The Inter-American Commission on Human Rights has announced that it will review the case to determine whether the decision undermines judicial independence. Meanwhile, experts at the Brookings Institution in Washington interpret the ruling as part of a regional pattern: the slow re-politicization of constitutional courts in Latin America as instruments of elite protection. Analysts from the Transparency International office in Berlin have drawn parallels between Peru’s case and similar dynamics observed in Guatemala and El Salvador, where judicial reforms have gradually shielded political figures from prosecution.
In Lima’s legal circles, the ruling is seen as a stress test for the autonomy of the judiciary. Prosecutor José Domingo Pérez, who led the case against Fujimori for nearly a decade, warned that the Constitutional Court’s decision “sets a dangerous precedent that rewards obstruction.” His remarks underline the broader perception that Peru’s anti-corruption framework, built painstakingly since the fall of Alberto Fujimori in 2000, is now being quietly dismantled.
The context surrounding the decision adds layers of complexity. The Constitutional Court, reshaped by congressional appointments earlier this year, is now dominated by magistrates aligned with parties sympathetic to Fujimori’s bloc. Legal observers from the Pontificia Universidad Católica del Perú highlight that this institutional shift has produced “a subtle convergence between the judiciary and the political establishment.”
Internationally, the verdict has drawn muted responses. The European Union External Action Service expressed “concern over signals of judicial interference,” while the Organization of American States called for respect of due process “in both directions — against impunity and against political persecution.” The statement, deliberately balanced, reflects the diplomatic caution surrounding Peru’s volatile political climate.
Economically, the immediate effects are psychological but significant. Investors view the ruling as a sign of renewed political continuity, potentially stabilizing short-term markets but eroding confidence in the independence of institutions.
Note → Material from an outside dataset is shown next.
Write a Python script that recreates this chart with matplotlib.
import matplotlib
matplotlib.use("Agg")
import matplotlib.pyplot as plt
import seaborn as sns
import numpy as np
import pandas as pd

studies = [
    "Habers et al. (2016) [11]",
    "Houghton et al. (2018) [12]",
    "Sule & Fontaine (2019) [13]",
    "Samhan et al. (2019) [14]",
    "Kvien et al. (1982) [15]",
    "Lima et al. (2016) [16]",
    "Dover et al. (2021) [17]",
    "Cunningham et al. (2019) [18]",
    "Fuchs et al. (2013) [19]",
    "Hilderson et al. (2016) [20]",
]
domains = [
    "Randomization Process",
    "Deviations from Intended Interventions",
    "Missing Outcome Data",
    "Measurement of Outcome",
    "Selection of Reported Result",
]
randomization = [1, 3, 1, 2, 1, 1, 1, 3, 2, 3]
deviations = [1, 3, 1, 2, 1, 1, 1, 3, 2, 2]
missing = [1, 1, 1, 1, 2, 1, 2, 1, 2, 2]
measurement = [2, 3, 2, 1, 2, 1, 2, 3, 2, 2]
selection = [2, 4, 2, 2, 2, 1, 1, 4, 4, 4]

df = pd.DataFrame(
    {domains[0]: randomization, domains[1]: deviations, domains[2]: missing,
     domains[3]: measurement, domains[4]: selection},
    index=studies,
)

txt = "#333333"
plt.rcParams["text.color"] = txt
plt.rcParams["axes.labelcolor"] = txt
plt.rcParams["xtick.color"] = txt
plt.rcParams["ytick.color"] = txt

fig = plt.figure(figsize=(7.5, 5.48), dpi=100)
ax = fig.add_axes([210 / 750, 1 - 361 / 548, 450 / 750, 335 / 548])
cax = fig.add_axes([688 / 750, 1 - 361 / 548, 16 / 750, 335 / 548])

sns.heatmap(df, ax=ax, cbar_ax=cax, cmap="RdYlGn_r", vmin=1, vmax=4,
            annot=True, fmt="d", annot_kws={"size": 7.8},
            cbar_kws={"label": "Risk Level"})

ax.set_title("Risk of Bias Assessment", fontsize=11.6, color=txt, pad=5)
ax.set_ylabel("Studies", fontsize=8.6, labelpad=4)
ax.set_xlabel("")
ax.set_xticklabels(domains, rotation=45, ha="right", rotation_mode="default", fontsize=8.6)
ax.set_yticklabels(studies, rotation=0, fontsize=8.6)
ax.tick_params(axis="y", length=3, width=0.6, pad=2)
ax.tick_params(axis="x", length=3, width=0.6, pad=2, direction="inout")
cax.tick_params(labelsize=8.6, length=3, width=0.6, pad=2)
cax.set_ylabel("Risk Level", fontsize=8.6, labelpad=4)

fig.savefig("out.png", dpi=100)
Analysts from the Peterson Institute for International Economics warn that “predictability without legitimacy” creates the illusion of order while undermining long-term governance.
Within Peru, the reaction among citizens reveals deep fatigue. After years of corruption scandals, impeachments, and rapid presidential turnover, the notion of accountability has lost traction. In public squares and online forums, the phrase “nothing ever changes” has resurfaced as a collective refrain — a reflection of democratic exhaustion.
Yet, beneath the cynicism, a quieter struggle persists: civil society groups, human-rights lawyers, and independent journalists continue to document each procedural twist, aware that today’s ruling may shape tomorrow’s legal precedent. In that sense, the Fujimori case remains both a mirror and a warning — proof that in fragile democracies, justice is not only a legal outcome but a measure of societal resistance.
Against propaganda, memory. / Contra la propaganda, memoria.